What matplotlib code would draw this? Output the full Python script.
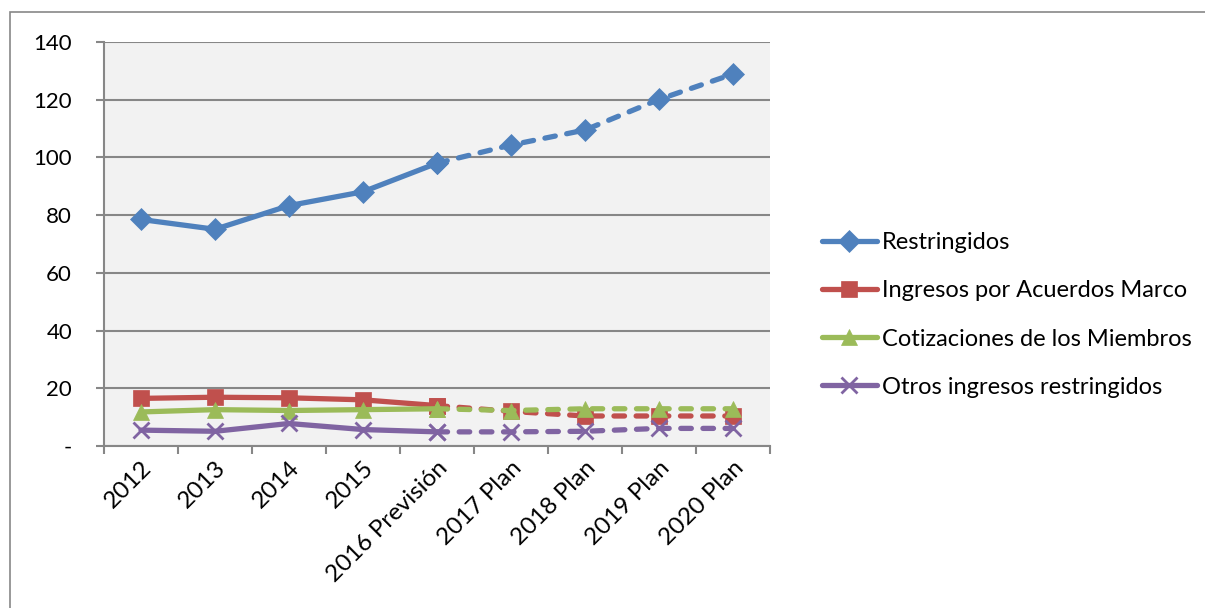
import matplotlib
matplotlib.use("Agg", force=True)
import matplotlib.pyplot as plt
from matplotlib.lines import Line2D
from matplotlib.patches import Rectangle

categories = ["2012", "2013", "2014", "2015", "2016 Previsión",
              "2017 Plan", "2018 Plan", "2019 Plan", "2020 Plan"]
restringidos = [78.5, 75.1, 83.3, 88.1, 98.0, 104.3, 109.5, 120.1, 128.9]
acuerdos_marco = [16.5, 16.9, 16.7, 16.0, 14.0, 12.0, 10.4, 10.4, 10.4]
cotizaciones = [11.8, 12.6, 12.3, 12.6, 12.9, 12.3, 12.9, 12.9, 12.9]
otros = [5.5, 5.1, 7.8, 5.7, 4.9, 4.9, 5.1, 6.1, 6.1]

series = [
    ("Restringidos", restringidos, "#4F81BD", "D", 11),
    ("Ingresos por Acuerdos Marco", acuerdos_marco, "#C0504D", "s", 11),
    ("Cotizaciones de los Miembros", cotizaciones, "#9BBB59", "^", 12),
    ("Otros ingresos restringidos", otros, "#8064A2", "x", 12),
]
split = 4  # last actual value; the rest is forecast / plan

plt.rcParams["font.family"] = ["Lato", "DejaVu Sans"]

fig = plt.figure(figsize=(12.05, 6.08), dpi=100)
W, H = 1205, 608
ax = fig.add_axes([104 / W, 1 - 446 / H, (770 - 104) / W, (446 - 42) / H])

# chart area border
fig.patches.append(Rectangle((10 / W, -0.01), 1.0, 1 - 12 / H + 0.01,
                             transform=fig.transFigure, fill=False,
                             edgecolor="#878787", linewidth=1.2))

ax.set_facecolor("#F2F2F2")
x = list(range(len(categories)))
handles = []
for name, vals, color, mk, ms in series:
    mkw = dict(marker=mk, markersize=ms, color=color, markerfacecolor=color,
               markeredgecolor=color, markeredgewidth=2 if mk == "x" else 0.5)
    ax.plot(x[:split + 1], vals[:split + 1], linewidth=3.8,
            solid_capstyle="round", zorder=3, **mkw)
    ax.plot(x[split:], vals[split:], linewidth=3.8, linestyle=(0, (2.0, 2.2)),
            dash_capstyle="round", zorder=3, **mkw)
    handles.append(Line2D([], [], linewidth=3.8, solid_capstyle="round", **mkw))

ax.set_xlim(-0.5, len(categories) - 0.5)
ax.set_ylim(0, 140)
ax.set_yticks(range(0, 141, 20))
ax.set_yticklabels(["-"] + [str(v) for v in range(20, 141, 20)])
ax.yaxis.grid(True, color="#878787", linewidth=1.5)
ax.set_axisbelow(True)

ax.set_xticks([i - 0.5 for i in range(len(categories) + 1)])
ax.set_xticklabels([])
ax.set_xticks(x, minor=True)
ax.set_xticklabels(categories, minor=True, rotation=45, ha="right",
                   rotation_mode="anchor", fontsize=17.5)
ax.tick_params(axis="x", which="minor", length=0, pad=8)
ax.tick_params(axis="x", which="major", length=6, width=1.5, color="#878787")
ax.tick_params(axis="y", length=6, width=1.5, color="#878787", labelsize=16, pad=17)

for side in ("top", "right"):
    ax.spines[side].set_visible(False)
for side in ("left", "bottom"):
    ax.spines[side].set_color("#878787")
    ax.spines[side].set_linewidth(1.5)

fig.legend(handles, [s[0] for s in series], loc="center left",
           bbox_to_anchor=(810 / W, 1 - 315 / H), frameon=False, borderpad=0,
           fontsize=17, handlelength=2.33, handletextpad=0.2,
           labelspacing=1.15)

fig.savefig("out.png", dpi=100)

§

Problem to solve
Repeat the material above word for word, please, apart from its images.

Response to this exercise
What matplotlib code would draw this? Output the full Python script.
import matplotlib
matplotlib.use("Agg", force=True)
import matplotlib.pyplot as plt
from matplotlib.lines import Line2D
from matplotlib.patches import Rectangle

categories = ["2012", "2013", "2014", "2015", "2016 Previsión",
              "2017 Plan", "2018 Plan", "2019 Plan", "2020 Plan"]
restringidos = [78.5, 75.1, 83.3, 88.1, 98.0, 104.3, 109.5, 120.1, 128.9]
acuerdos_marco = [16.5, 16.9, 16.7, 16.0, 14.0, 12.0, 10.4, 10.4, 10.4]
cotizaciones = [11.8, 12.6, 12.3, 12.6, 12.9, 12.3, 12.9, 12.9, 12.9]
otros = [5.5, 5.1, 7.8, 5.7, 4.9, 4.9, 5.1, 6.1, 6.1]

series = [
    ("Restringidos", restringidos, "#4F81BD", "D", 11),
    ("Ingresos por Acuerdos Marco", acuerdos_marco, "#C0504D", "s", 11),
    ("Cotizaciones de los Miembros", cotizaciones, "#9BBB59", "^", 12),
    ("Otros ingresos restringidos", otros, "#8064A2", "x", 12),
]
split = 4  # last actual value; the rest is forecast / plan

plt.rcParams["font.family"] = ["Lato", "DejaVu Sans"]

fig = plt.figure(figsize=(12.05, 6.08), dpi=100)
W, H = 1205, 608
ax = fig.add_axes([104 / W, 1 - 446 / H, (770 - 104) / W, (446 - 42) / H])

# chart area border
fig.patches.append(Rectangle((10 / W, -0.01), 1.0, 1 - 12 / H + 0.01,
                             transform=fig.transFigure, fill=False,
                             edgecolor="#878787", linewidth=1.2))

ax.set_facecolor("#F2F2F2")
x = list(range(len(categories)))
handles = []
for name, vals, color, mk, ms in series:
    mkw = dict(marker=mk, markersize=ms, color=color, markerfacecolor=color,
               markeredgecolor=color, markeredgewidth=2 if mk == "x" else 0.5)
    ax.plot(x[:split + 1], vals[:split + 1], linewidth=3.8,
            solid_capstyle="round", zorder=3, **mkw)
    ax.plot(x[split:], vals[split:], linewidth=3.8, linestyle=(0, (2.0, 2.2)),
            dash_capstyle="round", zorder=3, **mkw)
    handles.append(Line2D([], [], linewidth=3.8, solid_capstyle="round", **mkw))

ax.set_xlim(-0.5, len(categories) - 0.5)
ax.set_ylim(0, 140)
ax.set_yticks(range(0, 141, 20))
ax.set_yticklabels(["-"] + [str(v) for v in range(20, 141, 20)])
ax.yaxis.grid(True, color="#878787", linewidth=1.5)
ax.set_axisbelow(True)

ax.set_xticks([i - 0.5 for i in range(len(categories) + 1)])
ax.set_xticklabels([])
ax.set_xticks(x, minor=True)
ax.set_xticklabels(categories, minor=True, rotation=45, ha="right",
                   rotation_mode="anchor", fontsize=17.5)
ax.tick_params(axis="x", which="minor", length=0, pad=8)
ax.tick_params(axis="x", which="major", length=6, width=1.5, color="#878787")
ax.tick_params(axis="y", length=6, width=1.5, color="#878787", labelsize=16, pad=17)

for side in ("top", "right"):
    ax.spines[side].set_visible(False)
for side in ("left", "bottom"):
    ax.spines[side].set_color("#878787")
    ax.spines[side].set_linewidth(1.5)

fig.legend(handles, [s[0] for s in series], loc="center left",
           bbox_to_anchor=(810 / W, 1 - 315 / H), frameon=False, borderpad=0,
           fontsize=17, handlelength=2.33, handletextpad=0.2,
           labelspacing=1.15)

fig.savefig("out.png", dpi=100)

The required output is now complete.